◆ EXERCISE INSTRUCTIONS: All pictures are to be skipped; retype only the lines from the top of the entries through the line with "const zeroValues = [0, 0];", both included.

◆ INPUT RECORDS:
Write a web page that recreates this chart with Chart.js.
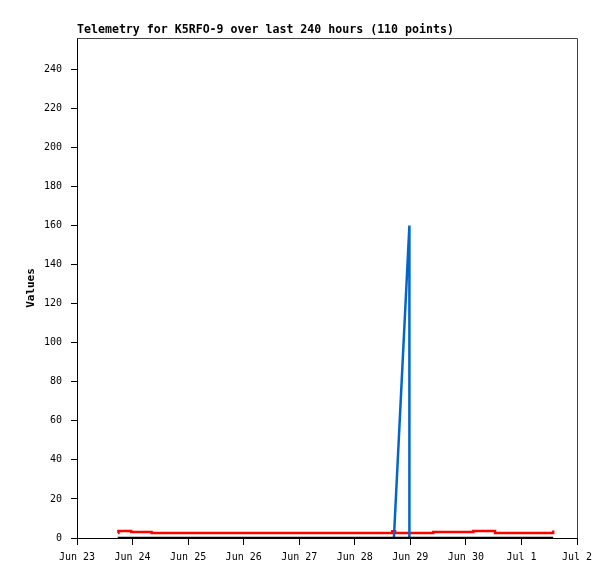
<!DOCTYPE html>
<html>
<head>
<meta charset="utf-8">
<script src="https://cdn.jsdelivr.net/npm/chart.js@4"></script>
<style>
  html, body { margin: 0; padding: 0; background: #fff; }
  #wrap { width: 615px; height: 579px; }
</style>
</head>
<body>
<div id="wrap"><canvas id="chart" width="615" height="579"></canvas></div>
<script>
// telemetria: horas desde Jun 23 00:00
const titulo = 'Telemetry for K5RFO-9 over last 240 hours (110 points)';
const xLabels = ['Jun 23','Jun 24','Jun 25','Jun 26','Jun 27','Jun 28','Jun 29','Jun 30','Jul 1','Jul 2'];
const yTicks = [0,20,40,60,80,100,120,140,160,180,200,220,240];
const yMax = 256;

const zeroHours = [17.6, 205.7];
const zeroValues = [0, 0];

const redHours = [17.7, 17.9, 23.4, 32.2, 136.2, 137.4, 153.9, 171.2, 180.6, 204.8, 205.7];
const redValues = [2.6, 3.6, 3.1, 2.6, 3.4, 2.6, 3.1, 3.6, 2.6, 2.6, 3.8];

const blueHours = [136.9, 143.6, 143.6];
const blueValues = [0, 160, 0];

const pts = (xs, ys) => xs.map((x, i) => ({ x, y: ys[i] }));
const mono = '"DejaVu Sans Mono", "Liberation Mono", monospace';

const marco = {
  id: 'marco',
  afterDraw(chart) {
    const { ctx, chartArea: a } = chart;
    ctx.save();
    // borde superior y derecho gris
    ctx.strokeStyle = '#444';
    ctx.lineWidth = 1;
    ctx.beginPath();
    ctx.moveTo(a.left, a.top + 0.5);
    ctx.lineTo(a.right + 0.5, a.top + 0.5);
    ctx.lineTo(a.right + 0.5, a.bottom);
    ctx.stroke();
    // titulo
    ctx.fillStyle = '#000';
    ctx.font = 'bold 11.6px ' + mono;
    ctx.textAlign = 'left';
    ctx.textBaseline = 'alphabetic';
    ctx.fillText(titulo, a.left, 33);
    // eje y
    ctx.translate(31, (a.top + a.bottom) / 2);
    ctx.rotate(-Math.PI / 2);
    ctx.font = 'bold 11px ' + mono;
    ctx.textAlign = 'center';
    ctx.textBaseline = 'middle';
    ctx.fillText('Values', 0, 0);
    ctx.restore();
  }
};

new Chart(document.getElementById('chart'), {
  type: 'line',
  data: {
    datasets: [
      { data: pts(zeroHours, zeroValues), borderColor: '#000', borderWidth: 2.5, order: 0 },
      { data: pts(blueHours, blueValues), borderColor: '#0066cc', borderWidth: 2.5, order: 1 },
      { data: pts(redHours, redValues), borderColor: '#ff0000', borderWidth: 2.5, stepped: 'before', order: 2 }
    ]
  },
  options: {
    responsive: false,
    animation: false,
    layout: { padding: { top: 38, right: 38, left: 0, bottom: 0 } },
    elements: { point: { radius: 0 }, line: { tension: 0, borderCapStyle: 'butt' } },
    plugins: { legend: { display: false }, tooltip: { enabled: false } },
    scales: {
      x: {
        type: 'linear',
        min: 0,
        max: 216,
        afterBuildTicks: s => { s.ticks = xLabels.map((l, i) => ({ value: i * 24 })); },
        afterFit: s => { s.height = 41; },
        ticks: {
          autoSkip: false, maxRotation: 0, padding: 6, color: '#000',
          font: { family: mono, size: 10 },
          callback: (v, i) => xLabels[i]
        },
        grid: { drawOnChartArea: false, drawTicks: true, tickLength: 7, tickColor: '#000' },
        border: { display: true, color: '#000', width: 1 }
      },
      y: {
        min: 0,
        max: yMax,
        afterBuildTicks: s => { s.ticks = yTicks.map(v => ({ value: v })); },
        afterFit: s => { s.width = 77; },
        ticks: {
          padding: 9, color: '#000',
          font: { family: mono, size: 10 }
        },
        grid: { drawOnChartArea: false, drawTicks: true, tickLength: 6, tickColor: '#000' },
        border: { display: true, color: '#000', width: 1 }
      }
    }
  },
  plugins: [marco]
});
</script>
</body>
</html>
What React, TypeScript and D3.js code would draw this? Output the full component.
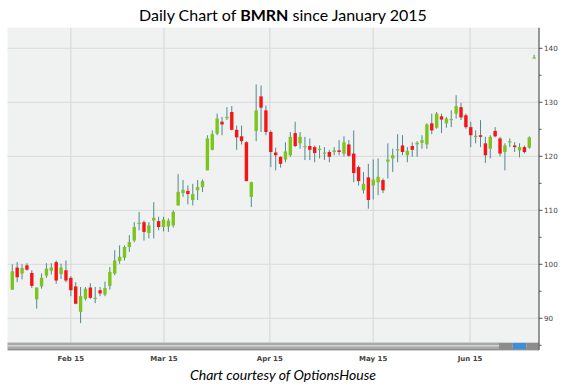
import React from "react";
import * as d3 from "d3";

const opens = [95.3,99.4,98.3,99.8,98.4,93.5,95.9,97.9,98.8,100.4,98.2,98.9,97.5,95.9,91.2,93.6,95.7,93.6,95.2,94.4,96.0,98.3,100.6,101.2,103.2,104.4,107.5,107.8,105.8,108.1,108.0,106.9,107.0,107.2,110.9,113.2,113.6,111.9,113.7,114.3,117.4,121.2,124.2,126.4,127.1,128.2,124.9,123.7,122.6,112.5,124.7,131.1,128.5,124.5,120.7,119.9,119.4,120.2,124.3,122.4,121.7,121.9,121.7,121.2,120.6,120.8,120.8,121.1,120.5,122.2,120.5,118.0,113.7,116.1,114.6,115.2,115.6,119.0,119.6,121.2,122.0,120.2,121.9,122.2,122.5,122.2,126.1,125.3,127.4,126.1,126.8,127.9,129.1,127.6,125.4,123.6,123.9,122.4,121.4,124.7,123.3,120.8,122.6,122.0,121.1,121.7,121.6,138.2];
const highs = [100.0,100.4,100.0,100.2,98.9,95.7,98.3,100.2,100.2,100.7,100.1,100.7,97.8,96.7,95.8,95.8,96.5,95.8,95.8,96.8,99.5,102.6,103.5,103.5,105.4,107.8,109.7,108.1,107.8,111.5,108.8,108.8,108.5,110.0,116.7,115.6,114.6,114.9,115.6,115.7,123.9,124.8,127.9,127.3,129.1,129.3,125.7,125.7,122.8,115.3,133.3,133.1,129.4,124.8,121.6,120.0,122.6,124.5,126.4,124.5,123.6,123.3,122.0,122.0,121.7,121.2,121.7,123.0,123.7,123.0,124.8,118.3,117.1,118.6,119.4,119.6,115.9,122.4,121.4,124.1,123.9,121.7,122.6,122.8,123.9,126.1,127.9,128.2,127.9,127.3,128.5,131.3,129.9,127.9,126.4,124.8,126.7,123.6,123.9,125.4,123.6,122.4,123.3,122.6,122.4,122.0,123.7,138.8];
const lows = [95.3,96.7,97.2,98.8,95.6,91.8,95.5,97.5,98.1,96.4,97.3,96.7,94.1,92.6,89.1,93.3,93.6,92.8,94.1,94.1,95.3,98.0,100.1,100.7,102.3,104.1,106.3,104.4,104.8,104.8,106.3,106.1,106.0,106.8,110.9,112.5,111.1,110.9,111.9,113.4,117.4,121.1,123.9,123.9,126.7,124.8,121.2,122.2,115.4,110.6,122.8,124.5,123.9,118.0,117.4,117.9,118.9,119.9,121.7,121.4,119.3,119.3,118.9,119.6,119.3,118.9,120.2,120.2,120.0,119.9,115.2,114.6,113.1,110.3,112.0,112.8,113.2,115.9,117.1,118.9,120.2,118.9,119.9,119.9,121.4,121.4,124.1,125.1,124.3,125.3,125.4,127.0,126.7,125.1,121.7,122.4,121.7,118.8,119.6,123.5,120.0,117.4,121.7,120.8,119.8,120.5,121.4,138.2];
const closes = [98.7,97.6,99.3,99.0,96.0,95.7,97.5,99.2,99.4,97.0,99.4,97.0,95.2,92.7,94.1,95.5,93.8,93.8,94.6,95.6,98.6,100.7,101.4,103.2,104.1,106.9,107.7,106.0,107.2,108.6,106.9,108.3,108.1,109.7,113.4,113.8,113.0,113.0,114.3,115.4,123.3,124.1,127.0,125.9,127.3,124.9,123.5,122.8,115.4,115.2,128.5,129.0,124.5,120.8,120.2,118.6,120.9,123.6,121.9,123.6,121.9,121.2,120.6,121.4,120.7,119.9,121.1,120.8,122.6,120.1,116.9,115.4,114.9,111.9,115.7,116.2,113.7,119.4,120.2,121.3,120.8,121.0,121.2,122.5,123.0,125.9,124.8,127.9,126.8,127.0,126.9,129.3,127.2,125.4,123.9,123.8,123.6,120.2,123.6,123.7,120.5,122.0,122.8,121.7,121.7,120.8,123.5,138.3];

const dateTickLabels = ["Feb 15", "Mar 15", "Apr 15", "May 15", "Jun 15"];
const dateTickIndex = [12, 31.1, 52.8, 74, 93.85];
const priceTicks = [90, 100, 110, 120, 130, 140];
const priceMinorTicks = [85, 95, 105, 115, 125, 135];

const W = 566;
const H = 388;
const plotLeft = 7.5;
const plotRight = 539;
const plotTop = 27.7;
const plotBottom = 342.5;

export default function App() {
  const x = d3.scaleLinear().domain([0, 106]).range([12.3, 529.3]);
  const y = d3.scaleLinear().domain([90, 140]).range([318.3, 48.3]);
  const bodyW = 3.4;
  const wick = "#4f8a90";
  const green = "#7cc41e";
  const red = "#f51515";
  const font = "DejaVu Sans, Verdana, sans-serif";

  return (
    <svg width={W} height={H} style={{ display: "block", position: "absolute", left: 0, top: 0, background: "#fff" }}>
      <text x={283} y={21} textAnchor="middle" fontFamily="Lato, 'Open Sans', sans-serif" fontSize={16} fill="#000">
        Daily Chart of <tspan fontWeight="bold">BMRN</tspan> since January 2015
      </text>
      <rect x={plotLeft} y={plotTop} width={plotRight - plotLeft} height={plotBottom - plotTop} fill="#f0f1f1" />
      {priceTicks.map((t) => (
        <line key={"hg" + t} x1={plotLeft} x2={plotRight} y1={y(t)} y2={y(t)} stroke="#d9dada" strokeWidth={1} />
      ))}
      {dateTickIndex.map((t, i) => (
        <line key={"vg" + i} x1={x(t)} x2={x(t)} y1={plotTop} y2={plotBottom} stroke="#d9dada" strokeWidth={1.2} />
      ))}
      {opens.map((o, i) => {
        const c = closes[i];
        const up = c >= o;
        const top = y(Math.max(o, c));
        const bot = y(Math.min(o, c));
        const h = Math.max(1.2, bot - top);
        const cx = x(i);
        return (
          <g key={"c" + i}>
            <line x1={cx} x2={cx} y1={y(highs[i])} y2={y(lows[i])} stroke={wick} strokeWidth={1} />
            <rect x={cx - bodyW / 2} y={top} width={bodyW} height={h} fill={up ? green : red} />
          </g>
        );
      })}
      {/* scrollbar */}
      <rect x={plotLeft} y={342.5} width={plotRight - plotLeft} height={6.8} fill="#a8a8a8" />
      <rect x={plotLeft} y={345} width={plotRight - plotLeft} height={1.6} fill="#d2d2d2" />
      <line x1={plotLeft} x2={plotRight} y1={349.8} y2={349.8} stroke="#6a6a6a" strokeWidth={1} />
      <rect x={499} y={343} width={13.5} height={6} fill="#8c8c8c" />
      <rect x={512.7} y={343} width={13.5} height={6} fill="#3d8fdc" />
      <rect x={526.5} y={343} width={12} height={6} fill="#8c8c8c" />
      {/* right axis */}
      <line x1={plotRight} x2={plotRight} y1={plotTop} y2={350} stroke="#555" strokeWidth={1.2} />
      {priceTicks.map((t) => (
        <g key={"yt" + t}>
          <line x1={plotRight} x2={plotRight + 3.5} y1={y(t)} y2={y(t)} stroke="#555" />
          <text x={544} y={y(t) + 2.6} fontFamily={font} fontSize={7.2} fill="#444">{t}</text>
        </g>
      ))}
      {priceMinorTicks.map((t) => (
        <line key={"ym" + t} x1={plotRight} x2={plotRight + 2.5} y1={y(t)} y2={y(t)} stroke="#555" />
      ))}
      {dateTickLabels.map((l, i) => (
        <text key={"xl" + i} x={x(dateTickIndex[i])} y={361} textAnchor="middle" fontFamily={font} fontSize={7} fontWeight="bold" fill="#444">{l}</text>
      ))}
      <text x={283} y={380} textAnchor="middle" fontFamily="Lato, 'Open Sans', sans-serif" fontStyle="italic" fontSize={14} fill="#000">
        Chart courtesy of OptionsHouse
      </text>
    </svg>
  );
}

◆ SOLUTION TO THE EXERCISE:
Write a web page that recreates this chart with Chart.js.
<!DOCTYPE html>
<html>
<head>
<meta charset="utf-8">
<script src="https://cdn.jsdelivr.net/npm/chart.js@4"></script>
<style>
  html, body { margin: 0; padding: 0; background: #fff; }
  #wrap { width: 615px; height: 579px; }
</style>
</head>
<body>
<div id="wrap"><canvas id="chart" width="615" height="579"></canvas></div>
<script>
// telemetria: horas desde Jun 23 00:00
const titulo = 'Telemetry for K5RFO-9 over last 240 hours (110 points)';
const xLabels = ['Jun 23','Jun 24','Jun 25','Jun 26','Jun 27','Jun 28','Jun 29','Jun 30','Jul 1','Jul 2'];
const yTicks = [0,20,40,60,80,100,120,140,160,180,200,220,240];
const yMax = 256;

const zeroHours = [17.6, 205.7];
const zeroValues = [0, 0];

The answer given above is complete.